TASK BRIEF – Start at the line containing "Reproduce this diagram with TikZ.", stop at the line containing "mux) -- (mux);", and set down every line in that stretch exactly as written, and nothing else.

THE INPUT –
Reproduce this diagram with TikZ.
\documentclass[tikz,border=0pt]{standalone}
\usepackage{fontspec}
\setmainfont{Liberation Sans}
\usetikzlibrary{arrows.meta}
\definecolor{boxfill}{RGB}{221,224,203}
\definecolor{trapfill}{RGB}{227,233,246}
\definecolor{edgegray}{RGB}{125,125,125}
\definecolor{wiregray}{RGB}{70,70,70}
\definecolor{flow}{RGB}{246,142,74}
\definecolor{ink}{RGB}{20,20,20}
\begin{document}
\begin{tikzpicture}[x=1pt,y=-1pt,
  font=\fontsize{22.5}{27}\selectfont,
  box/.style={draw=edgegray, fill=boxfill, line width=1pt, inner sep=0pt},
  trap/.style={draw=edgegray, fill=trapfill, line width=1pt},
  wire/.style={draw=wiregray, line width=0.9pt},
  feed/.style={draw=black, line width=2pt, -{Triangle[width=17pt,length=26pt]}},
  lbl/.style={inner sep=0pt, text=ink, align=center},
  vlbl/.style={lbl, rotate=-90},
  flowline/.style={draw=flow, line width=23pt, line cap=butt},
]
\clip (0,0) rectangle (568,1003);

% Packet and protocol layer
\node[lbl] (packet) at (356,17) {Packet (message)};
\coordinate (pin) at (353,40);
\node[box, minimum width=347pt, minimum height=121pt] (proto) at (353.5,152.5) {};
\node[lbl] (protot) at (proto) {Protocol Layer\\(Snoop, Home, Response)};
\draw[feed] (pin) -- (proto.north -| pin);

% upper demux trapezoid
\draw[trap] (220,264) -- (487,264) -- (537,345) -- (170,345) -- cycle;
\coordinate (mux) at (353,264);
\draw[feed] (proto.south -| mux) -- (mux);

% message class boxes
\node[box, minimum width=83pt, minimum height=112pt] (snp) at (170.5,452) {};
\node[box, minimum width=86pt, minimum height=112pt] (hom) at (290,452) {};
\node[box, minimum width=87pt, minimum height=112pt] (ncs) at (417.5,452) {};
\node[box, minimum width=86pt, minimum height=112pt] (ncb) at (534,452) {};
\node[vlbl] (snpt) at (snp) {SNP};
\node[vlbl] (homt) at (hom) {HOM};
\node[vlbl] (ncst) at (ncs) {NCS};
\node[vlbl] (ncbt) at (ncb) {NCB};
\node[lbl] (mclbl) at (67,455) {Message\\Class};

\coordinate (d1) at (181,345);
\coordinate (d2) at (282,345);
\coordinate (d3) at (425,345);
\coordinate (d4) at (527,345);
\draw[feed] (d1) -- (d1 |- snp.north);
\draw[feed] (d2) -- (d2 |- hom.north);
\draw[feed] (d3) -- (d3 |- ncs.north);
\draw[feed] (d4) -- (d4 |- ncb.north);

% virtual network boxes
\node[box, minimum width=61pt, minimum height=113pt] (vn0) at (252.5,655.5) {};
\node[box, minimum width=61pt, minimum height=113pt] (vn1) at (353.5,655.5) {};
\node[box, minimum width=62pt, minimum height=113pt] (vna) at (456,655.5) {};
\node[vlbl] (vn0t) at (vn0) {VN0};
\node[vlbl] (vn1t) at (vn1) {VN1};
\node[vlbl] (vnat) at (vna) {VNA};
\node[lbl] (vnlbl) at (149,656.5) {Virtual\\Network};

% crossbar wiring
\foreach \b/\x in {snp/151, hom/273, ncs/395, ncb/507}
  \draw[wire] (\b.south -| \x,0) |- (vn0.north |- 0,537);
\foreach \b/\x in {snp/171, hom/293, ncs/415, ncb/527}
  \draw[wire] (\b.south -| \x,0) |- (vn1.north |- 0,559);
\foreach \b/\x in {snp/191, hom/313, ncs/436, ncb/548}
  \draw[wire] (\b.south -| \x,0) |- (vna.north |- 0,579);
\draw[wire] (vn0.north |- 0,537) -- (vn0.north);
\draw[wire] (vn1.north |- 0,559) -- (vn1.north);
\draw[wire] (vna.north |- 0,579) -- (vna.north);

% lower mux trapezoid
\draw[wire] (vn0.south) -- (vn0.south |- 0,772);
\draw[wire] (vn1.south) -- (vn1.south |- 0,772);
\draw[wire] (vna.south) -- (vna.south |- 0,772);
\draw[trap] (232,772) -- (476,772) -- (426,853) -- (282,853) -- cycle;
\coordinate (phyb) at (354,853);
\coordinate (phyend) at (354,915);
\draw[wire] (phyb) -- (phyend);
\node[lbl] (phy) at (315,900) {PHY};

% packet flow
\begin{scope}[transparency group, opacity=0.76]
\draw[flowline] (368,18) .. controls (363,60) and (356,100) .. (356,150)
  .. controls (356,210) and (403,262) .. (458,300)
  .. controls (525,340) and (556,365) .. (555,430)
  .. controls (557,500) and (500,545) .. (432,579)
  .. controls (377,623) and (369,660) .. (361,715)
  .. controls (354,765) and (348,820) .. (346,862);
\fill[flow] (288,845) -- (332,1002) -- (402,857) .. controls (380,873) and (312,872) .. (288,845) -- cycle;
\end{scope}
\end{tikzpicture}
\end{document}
--
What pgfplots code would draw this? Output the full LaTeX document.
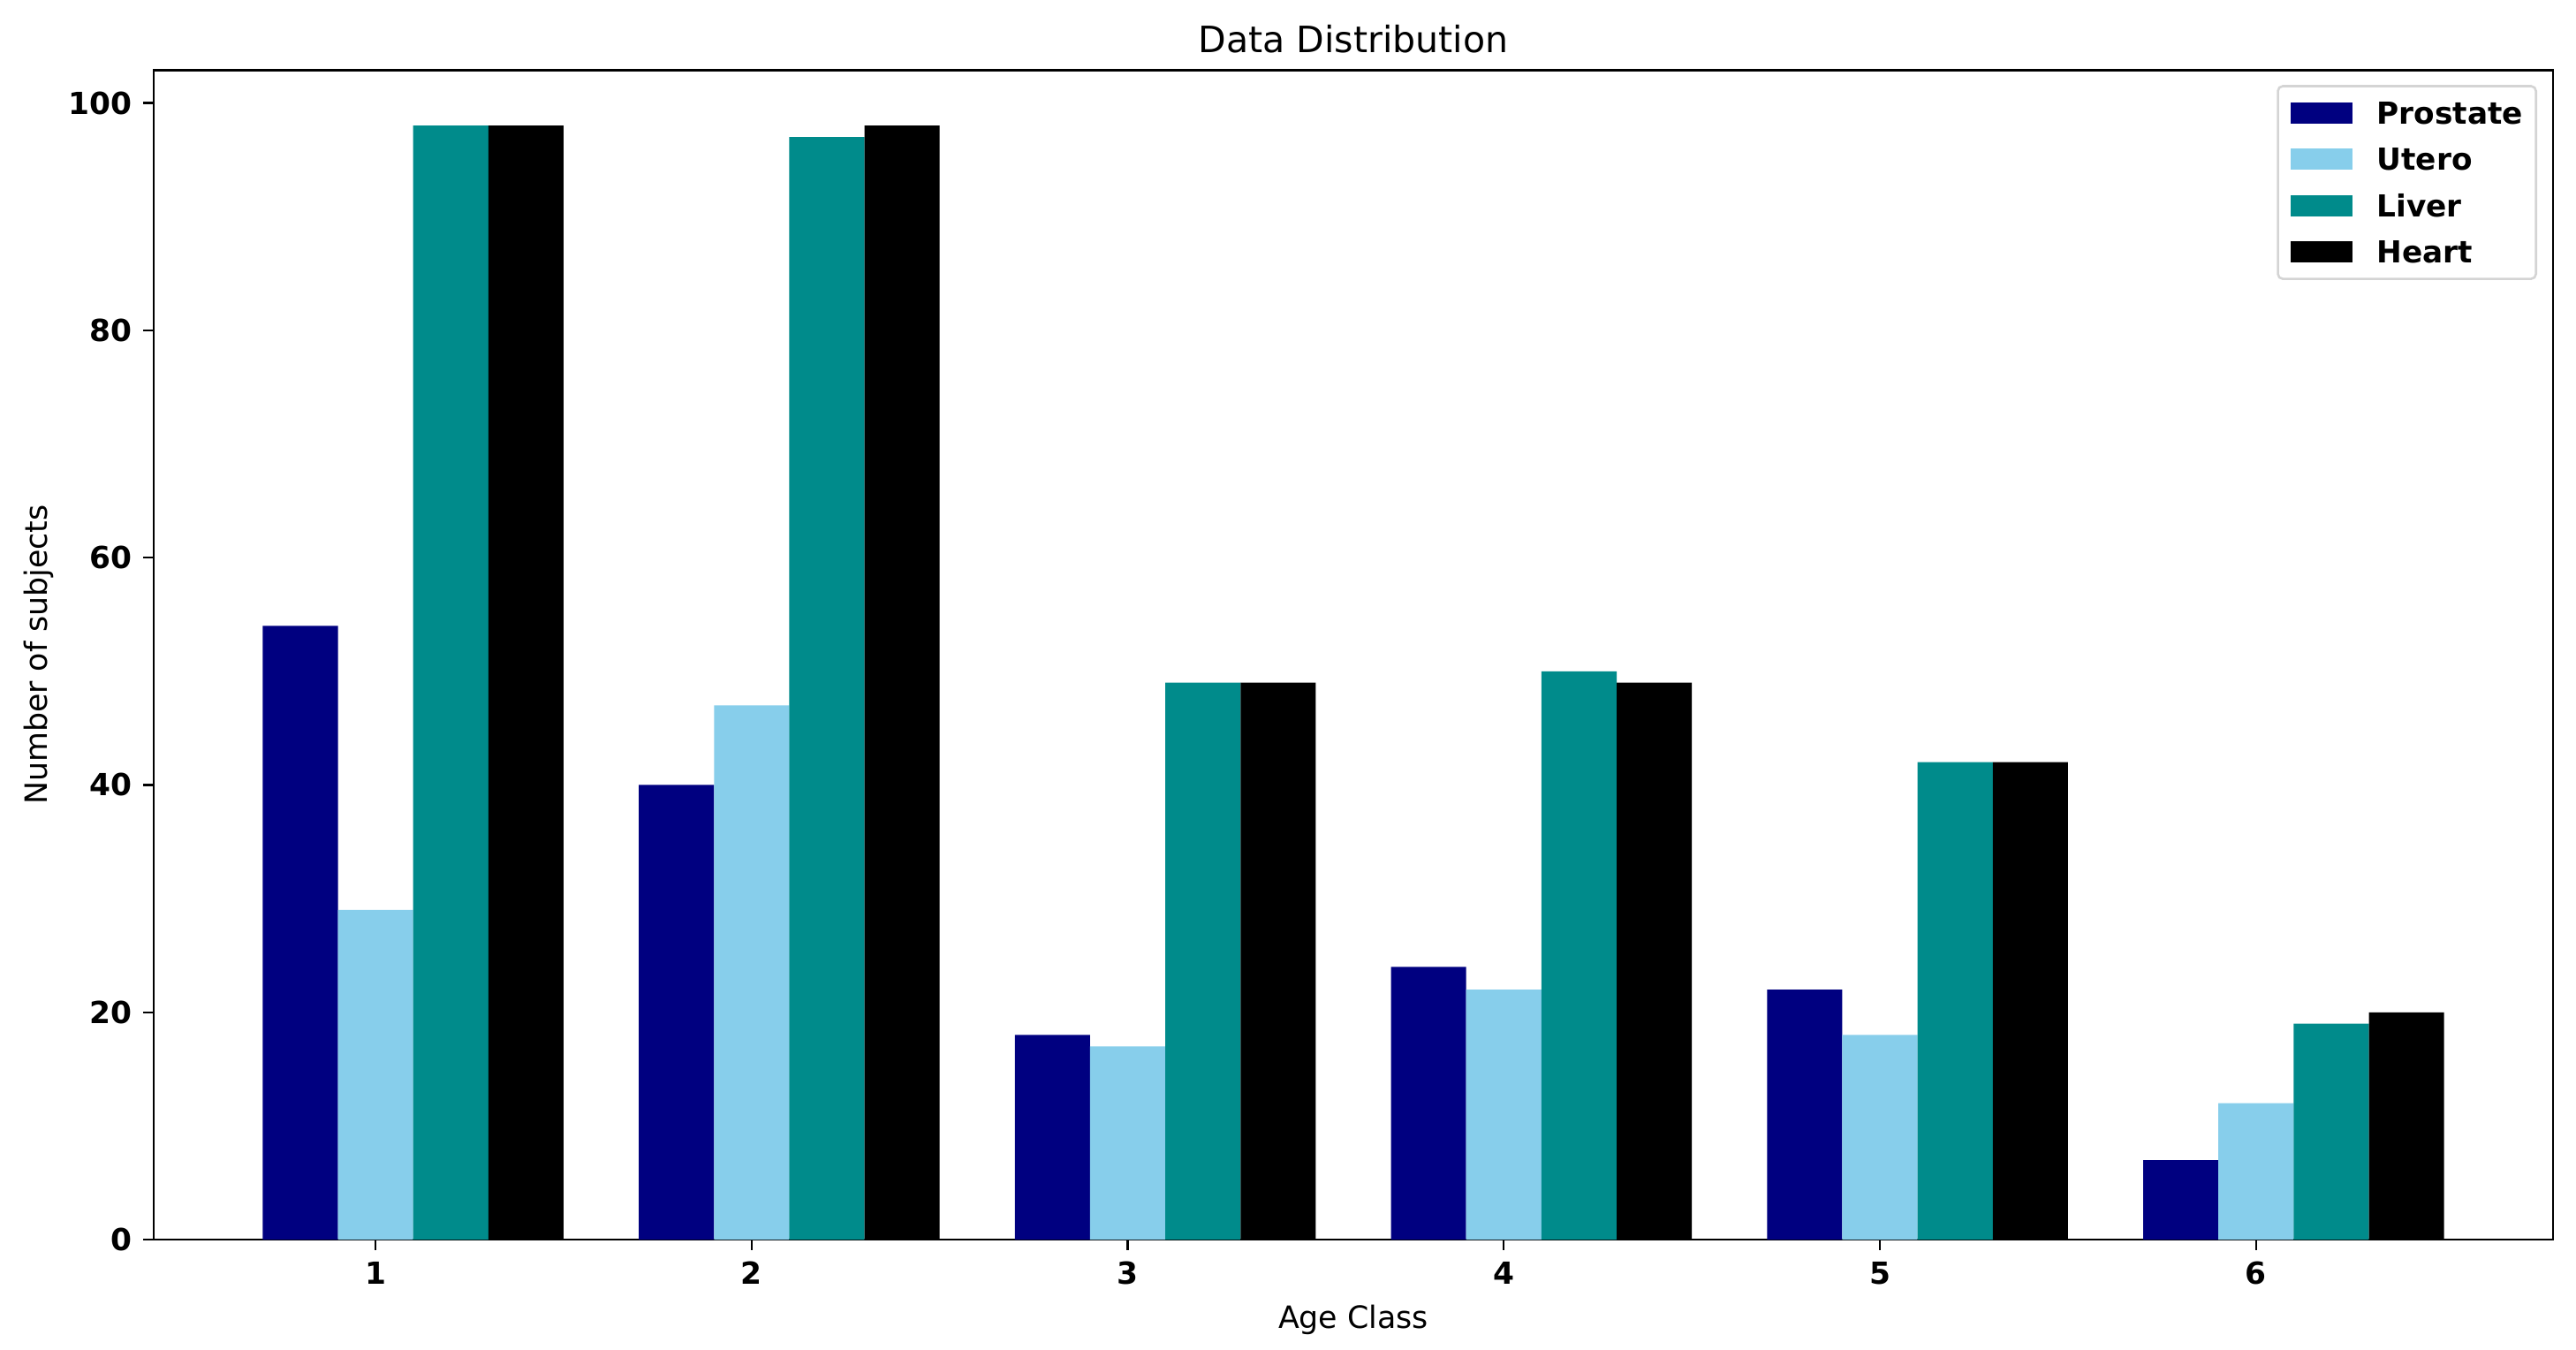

ANSWER IN FULL –
Reproduce this diagram with TikZ.
\documentclass[tikz,border=0pt]{standalone}
\usepackage{fontspec}
\setmainfont{Liberation Sans}
\usetikzlibrary{arrows.meta}
\definecolor{boxfill}{RGB}{221,224,203}
\definecolor{trapfill}{RGB}{227,233,246}
\definecolor{edgegray}{RGB}{125,125,125}
\definecolor{wiregray}{RGB}{70,70,70}
\definecolor{flow}{RGB}{246,142,74}
\definecolor{ink}{RGB}{20,20,20}
\begin{document}
\begin{tikzpicture}[x=1pt,y=-1pt,
  font=\fontsize{22.5}{27}\selectfont,
  box/.style={draw=edgegray, fill=boxfill, line width=1pt, inner sep=0pt},
  trap/.style={draw=edgegray, fill=trapfill, line width=1pt},
  wire/.style={draw=wiregray, line width=0.9pt},
  feed/.style={draw=black, line width=2pt, -{Triangle[width=17pt,length=26pt]}},
  lbl/.style={inner sep=0pt, text=ink, align=center},
  vlbl/.style={lbl, rotate=-90},
  flowline/.style={draw=flow, line width=23pt, line cap=butt},
]
\clip (0,0) rectangle (568,1003);

% Packet and protocol layer
\node[lbl] (packet) at (356,17) {Packet (message)};
\coordinate (pin) at (353,40);
\node[box, minimum width=347pt, minimum height=121pt] (proto) at (353.5,152.5) {};
\node[lbl] (protot) at (proto) {Protocol Layer\\(Snoop, Home, Response)};
\draw[feed] (pin) -- (proto.north -| pin);

% upper demux trapezoid
\draw[trap] (220,264) -- (487,264) -- (537,345) -- (170,345) -- cycle;
\coordinate (mux) at (353,264);
\draw[feed] (proto.south -| mux) -- (mux);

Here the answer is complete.